Any comprehensive reform plan would require broad political consensus, since it would need to be approved by the governor and state Legislature. Mamdani is already making another major ask of Albany lawmakers in his push to raise taxes on the richest New Yorkers. Despite Mamdani’s strong working relationship with Gov. Kathy Hochul, a more moderate Democrat, she has thus far resisted this proposal. As a pressure tactic, the mayor threatened to raise property taxes on everyone to fill the city’s budget hole if he doesn’t get the state tax hikes, but appears to have backed off that move.

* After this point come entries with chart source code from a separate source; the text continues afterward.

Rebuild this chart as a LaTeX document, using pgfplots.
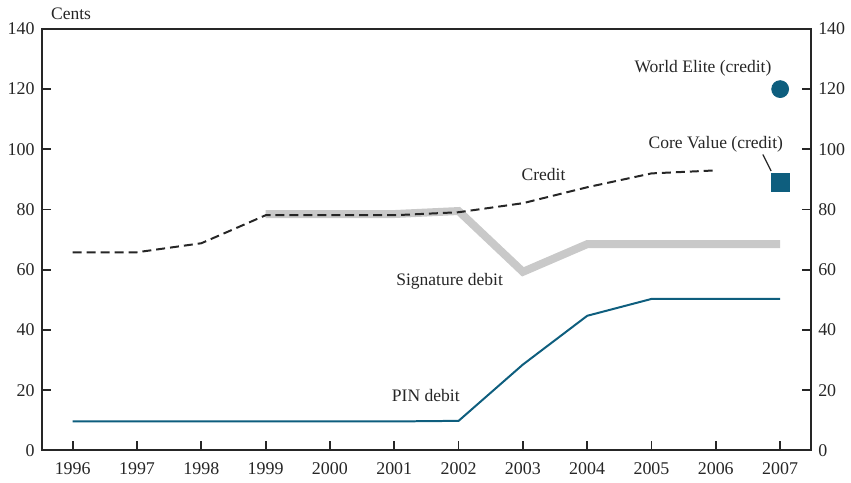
\documentclass[border=0pt]{standalone}
\usepackage{pgfplots}
\pgfplotsset{compat=1.18}
\usepackage{fontspec}
\setmainfont{Liberation Serif}
\definecolor{pinblue}{HTML}{0E5E7E}
\definecolor{siggray}{HTML}{C9C9C9}
\begin{document}
\fontsize{8.8}{10}\selectfont
\begin{tikzpicture}
\pgfplotsset{
  common/.style={
    scale only axis, width=386pt, height=211.5pt,
    xmin=1995.52, xmax=2007.48, ymin=0, ymax=140,
    ytick={0,20,...,140},
    /pgf/number format/assume math mode=true,
    tick style={line width=0.9pt, black!85},
    axis line style={line width=0.9pt, black!85},
    major tick length=4.5pt,
    tick align=inside,
    every tick label/.append style={font=\fontsize{9}{10}\selectfont, text=black!85},
    clip=false,
  }
}
\begin{axis}[common,
  xtick={1996,...,2007},
  xticklabel style={/pgf/number format/1000 sep={}},
  xtick pos=bottom,
  ytick pos=left,
  yticklabel style={xshift=-0.5pt},
  xticklabel style={yshift=-3pt},
]
\addplot[siggray, line width=4pt, line join=miter] coordinates {
(1999,78.5) (2000,78.5) (2001,78.5) (2002,79.5) (2003,59.3) (2004,68.5) (2005,68.5) (2006,68.5) (2007,68.5)};
\addplot[black!85, line width=1pt, dash pattern=on 4.5pt off 2.5pt] coordinates {
(1996,65.8) (1997,65.8) (1998,68.8) (1999,78.1) (2000,78.1) (2001,78.1) (2002,79.1) (2003,82.1) (2004,87.4) (2005,92.0) (2006,93.0)};
\addplot[pinblue, line width=1pt] coordinates {
(1996,9.6) (1997,9.6) (1998,9.6) (1999,9.6) (2000,9.6) (2001,9.6) (2002,9.8) (2003,28.5) (2004,44.7) (2005,50.3) (2006,50.3) (2007,50.3)};
\addplot[only marks, mark=*, mark size=4.25pt, pinblue] coordinates {(2007,120)};
\addplot[only marks, mark=square*, mark size=4.5pt, pinblue] coordinates {(2007,89.1)};
\draw[black!85, line width=0.6pt] (axis cs:2006.73,98.3) -- (axis cs:2006.86,92.8);
\node[text=black!85] at (axis cs:2005.8,127) {World Elite (credit)};
\node[text=black!85] at (axis cs:2006.0,101.6) {Core Value (credit)};
\node[text=black!85] at (axis cs:2003.32,91.7) {Credit};
\node[text=black!85] at (axis cs:2001.86,56) {Signature debit};
\node[text=black!85] at (axis cs:2001.49,18.2) {PIN debit};
\node[text=black!85, anchor=base west] at ([shift={(1.5pt,4.5pt)}]rel axis cs:0,1) {Cents};
\end{axis}
\begin{axis}[common,
  axis x line=none,
  axis y line*=right,
  ytick pos=right,
  yticklabel pos=right,
  yticklabel style={xshift=0.5pt},
]
\addplot[draw=none] coordinates {(2000,0)};
\end{axis}
\path ([shift={(-21pt,-16pt)}]current axis.south west) rectangle ([shift={(18.5pt,14.5pt)}]current axis.north east);
\end{tikzpicture}
\end{document}
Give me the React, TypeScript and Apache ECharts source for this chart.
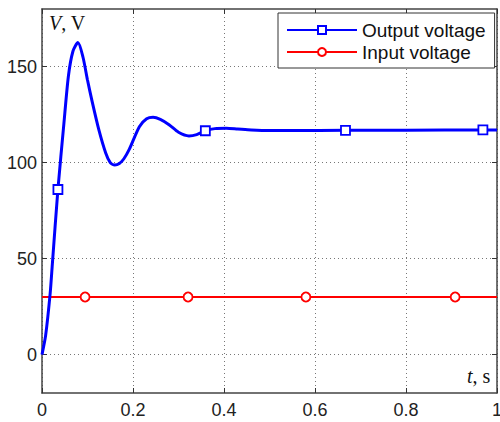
import React, { useEffect, useRef } from "react";
import * as echarts from "echarts";

const outputT = [0, 0.008, 0.018, 0.0227, 0.035, 0.048, 0.058, 0.068, 0.079, 0.09, 0.1, 0.11, 0.125, 0.14, 0.15, 0.16, 0.17, 0.18, 0.192, 0.214, 0.23, 0.244, 0.26, 0.28, 0.3, 0.323, 0.34, 0.359, 0.38, 0.405, 0.43, 0.46, 0.5, 0.55, 0.667, 0.8, 0.969, 1.0];
const outputV = [0, 10, 32, 47, 86, 120, 145, 158, 162.5, 155, 143, 132, 117, 105, 100, 98.7, 99.5, 102, 107, 118.7, 122.8, 123.6, 122.5, 119.6, 115.8, 113.9, 114.6, 116.6, 117.7, 117.9, 117.5, 117.0, 116.7, 116.7, 116.8, 116.9, 117, 117];
const outputMarkers = [0.035, 0.359, 0.667, 0.969];

const inputT = [0, 0.0947, 0.321, 0.58, 0.908, 1.0];
const inputV = [30, 30, 30, 30, 30, 30];
const inputMarkers = [0.0947, 0.321, 0.58, 0.908];

const yTicks = [0, 50, 100, 150];

export default function App() {
  const ref = useRef<HTMLDivElement>(null);
  useEffect(() => {
    if (!ref.current) return;
    const chart = echarts.init(ref.current, null, { renderer: "svg" });
    const outData = outputT.map((t, i) =>
      outputMarkers.includes(t) ? { value: [t, outputV[i]] } : { value: [t, outputV[i]], symbol: "none" }
    );
    const inData = inputT.map((t, i) =>
      inputMarkers.includes(t) ? { value: [t, inputV[i]] } : { value: [t, inputV[i]], symbol: "none" }
    );
    const font = "Liberation Sans";
    const serif = "Liberation Serif";
    const gridLine = { show: true, lineStyle: { color: "#777", type: [1, 3] as any, width: 1 } };
    const axisLine = { show: true, onZero: false, lineStyle: { color: "#444", width: 1.5 } };
    const tick = { show: true, inside: true, length: 5, lineStyle: { color: "#333" } };
    chart.setOption({
      animation: false,
      backgroundColor: "#fff",
      grid: {
        left: 42,
        right: 3,
        top: 9,
        bottom: 29,
        containLabel: false,
        outerBoundsMode: "none",
      },
      xAxis: [
        {
          type: "value",
          min: 0,
          max: 1,
          interval: 0.2,
          position: "bottom",
          axisLine,
          axisTick: tick,
          axisLabel: {
            color: "#222",
            fontSize: 18,
            fontFamily: font,
            margin: 8,
            hideOverlap: false,
            formatter: (v: number) => String(parseFloat(v.toFixed(1))),
          },
          splitLine: gridLine,
        },
        {
          type: "value",
          min: 0,
          max: 1,
          interval: 0.2,
          position: "top",
          axisLine,
          axisTick: tick,
          axisLabel: { show: false },
          splitLine: { show: false },
        },
      ],
      yAxis: [
        {
          type: "value",
          min: -20,
          max: 180,
          position: "left",
          axisLine,
          axisTick: { ...tick, customValues: yTicks },
          axisLabel: { color: "#222", fontSize: 18, fontFamily: font, margin: 5, customValues: yTicks },
          splitLine: gridLine,
        },
        {
          type: "value",
          min: -20,
          max: 180,
          position: "right",
          axisLine,
          axisTick: { ...tick, customValues: yTicks },
          axisLabel: { show: false, customValues: yTicks },
          splitLine: { show: false },
        },
      ],
      legend: {
        left: 278,
        top: 13,
        orient: "vertical",
        data: ["Output voltage", "Input voltage"],
        backgroundColor: "#fff",
        borderColor: "#333",
        borderWidth: 1,
        borderRadius: 0,
        padding: [7, 9, 6, 8],
        itemGap: 2,
        itemWidth: 70,
        itemHeight: 10,
        textStyle: { fontSize: 19, fontFamily: font, color: "#111", lineHeight: 20 },
      },
      graphic: [
        {
          type: "text",
          left: 49,
          top: 13,
          style: {
            text: "{i|V}{n|, V}",
            rich: {
              i: { fontSize: 20, fontFamily: serif, fontStyle: "italic", fill: "#111" },
              n: { fontSize: 20, fontFamily: serif, fill: "#111" },
            },
          },
        },
        {
          type: "text",
          left: 467,
          top: 366,
          style: {
            text: "{i|t}{n|, s}",
            rich: {
              i: { fontSize: 20, fontFamily: serif, fontStyle: "italic", fill: "#111" },
              n: { fontSize: 20, fontFamily: serif, fill: "#111" },
            },
          },
        },
      ],
      series: [
        {
          name: "Input voltage",
          type: "line",
          data: inData,
          symbol: "circle",
          symbolSize: 9,
          showAllSymbol: true,
          lineStyle: { color: "#ff0000", width: 2 },
          itemStyle: { color: "#fff", borderColor: "#ff0000", borderWidth: 1.8 },
          color: "#ff0000",
          z: 2,
        },
        {
          name: "Output voltage",
          type: "line",
          data: outData,
          smooth: 0.25,
          symbol: "rect",
          symbolSize: 9,
          showAllSymbol: true,
          lineStyle: { color: "#0000ff", width: 3 },
          itemStyle: { color: "#fff", borderColor: "#0000ff", borderWidth: 1.8 },
          color: "#0000ff",
          z: 3,
        },
      ],
    });
    return () => chart.dispose();
  }, []);
  return <div ref={ref} style={{ width: 500, height: 422, position: "absolute", left: 0, top: 0 }} />;
}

It’s an open question how much a property tax reduction for rental buildings would trickle down to tenants, especially those in market-rate apartments. The de Blasio commission attempted to understand this better, convening expert panels on the issue, but found that testimony did not reveal conclusive evidence regarding the degree of the property tax borne by renters.

This adds another complication for any push to reduce the burden on rental properties: the lack of an immediate reward for politicians who would be taking on an exceedingly difficult issue.

Meanwhile, rent-stabilized landlords who are bracing for a rent freeze say the status quo is increasingly leaving their buildings in the red. This rent freeze would need to be approved by the Rent Guidelines Board, a nine-member panel that is now mostly comprised of Mamdani appointees. The panel’s annual process kicked off last week, and it’s expected to take a final vote in June.

Brooklyn landlord Lincoln Eccles, vice president of the group Small Property Owners of New York, says his property tax bill is one of the costs weighing down his 14-unit building in Crown Heights, which is mostly rent-stabilized.

“There’s not enough money now to maintain the place,” Eccles said. “The roof leaks, the boiler died — it’s one thing after another and the government is squeezing us.”